Willie Rennie wrestling sheep
The Lib Dems first took a leaf from Goldie’s book in the 2016 Holyrood election.
When Willie Rennie, a former Westminster parliamentary colleague of Ed Davey, became leader of the Scottish Lib Dems in 2011, their situation was dire. The Tories had pushed them into a distant third place on just five seats, and they were seen as an irrelevance. Then they were part of the “Better Together” anti-independence coalition with the Conservatives and Labour in the 2014 referendum, which tarnished their brand further.
Come the 2016 election for the Scottish parliament, the Scottish Lib Dems were struggling for airtime and newspaper column inches. So Rennie embarked on his own series of stunts. He was pictured wrestling a sheep, sitting in a giant deckchair in front of the Forth Bridge, waterskiing, and balancing an apple on his head with an arrow through it (William Tell style). He repeated the tactic at every election until 2021.
In 2016, he was trying to outdo the then new Scottish Tory leader Davidson, who was having her own photo-ops with quad bikes and the like. But if anybody is likely to have passed on advice to Davey, it may well have been Rennie.
So why does the tactic work?
To understand this, we need to go back to Goldie’s former director of communications, Ramsay Jones, who would later get a CBE after working for David Cameron in Downing Street.
He told The Independent: “You have to remember, when you are the third or fourth party, as we were back in 2007, it is very hard to get airtime.
“What we were aiming for was the picture of the day for the front of every newspaper, or three minutes of heartwarming coverage on Scotland Today. It worked, and Annabel was up for doing everything apart from the parachute jump. We found that it got us noticed and back on people’s radar.
“You have to remember that, while Ruth [Davidson] led us to all those gains, the foundation for recovery in Scotland was laid by Bella.”
The perfect tactic for Davey
Davey desperately needed something different. He was facing an election that would be dominated by Tory chaos, Labour pushing for power, and Nigel Farage dominating the airwaves for Reform UK.
The Lib Dems – who have an ambition to take 50-plus seats, and have a real chance to make inroads into the Tory blue wall in the South – were still in danger of being ignored, but Davey’s photo stunts have ensured that this has not been the case.
And with the recent growth in the role of social media – this being the first TikTok election – these stunts have proved to be even more effective than in the past.
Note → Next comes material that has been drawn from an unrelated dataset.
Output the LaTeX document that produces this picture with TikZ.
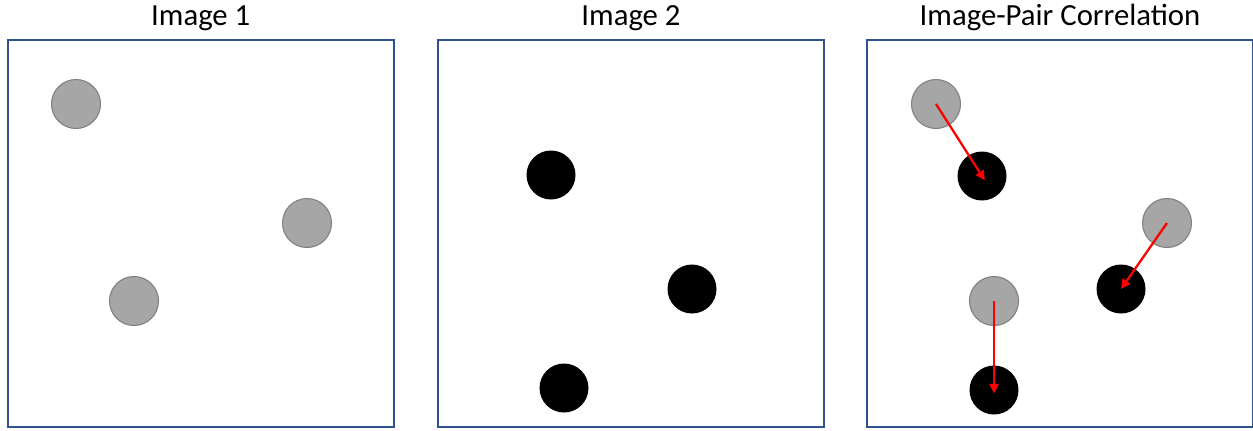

But there was another reason for the strategy. When Goldie was poking fun at herself and her party in 2007 and then in 2011, she was doing it in an effort to detoxify a brand that had become poisonous in Scotland. Once she had finished in 2011, there were no longer any no-go areas for the Scottish Tories, as there had been since the late 1980s.
Davey also needs detoxification. He took a battering in the Horizon scandal earlier this year as the former Post Office minister who had failed to take action. His personal brand was linked strongly to the misery inflicted on hundreds of innocent people.
But now Davey is seen as an avuncular figure of fun. His image has been completely changed. It may help his party to make some remarkable gains on 4 July.